Standards fears hinder disability law take-up

May 7, 2004

Universities are failing to comply with disability discrimination laws 18 months after they came into force, a leading law firm said this week after it found 23 problem areas during an audit at the London School of Economics.

Commercial law firm Bond Pearce told The Times Higher this week that it had made 23 recommendations for changes to ensure that the LSE complied with the legislation. These exclude any adjustments to the school's buildings required under a later implementation deadline of next year.

It said that academics in elite institutions appeared reluctant to make the adjustments to help students with disabilities during exams and assessments. This was due to an ill-conceived fear of compromising standards by giving such students an advantage.

"While most institutions are pretty geared up for making physical changes to ensure ease of access, it's the non-built environment that remains a problem," said Tony Askham, head of the Bond Pearce education team. "What we're seeing in many cases is a failure to grasp the full implications of the Disability Discrimination Act."

The 1995 act came into force in September 2002 for universities and colleges. It requires institutions to make "reasonable adjustments" to accommodate disabled students or applicants. This could include allowing disabled students more time to complete assessments and providing auxiliary aids and other services.

Lip-reading deaf students could make claims if a lecturer spoke while facing a blackboard, for example. Blind applicants could sue if a university did not have Braille or large-print prospectuses.

From September next year, changes to buildings will be mandatory.

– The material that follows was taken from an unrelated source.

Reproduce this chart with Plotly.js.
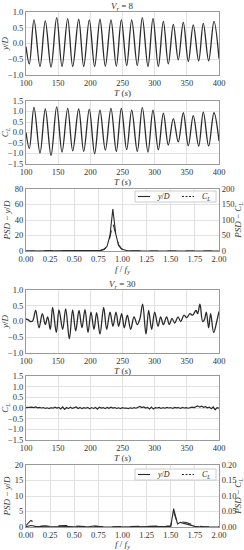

The solicitor who carried out the LSE audit, Melissa Godfrey, said she found many aspects of best practice at the university and applauded the LSE for undertaking the audit. But she said that all elite institutions suffered from entrenched attitudes about exam and assessment standards that made cultural changes difficult.

"I wouldn't want to call it arrogance, but they do seem to think of themselves in a different league and that doesn't always fit with making adjustments for students," she said.

Her concerns were echoed by Jean Jameson, the LSE's disabled student adviser. "I find that some of the more modern universities are way ahead compared with the traditional academic universities that have never had to struggle to recruit students."

She said academics at the top institutions believed incorrectly that adjustments made for disabled students could compromise standards by giving them an unfair advantage in exams.

"We had one student with a spinal condition who had to lie flat on his back for ten minutes at regular intervals during exams," she said.

"One academic pointed out that he was still able to think during the breaks, so he had an unfair advantage that could be quantified. I asked if he could quantify the disadvantage the student would suffer by sitting the exam through constant pain."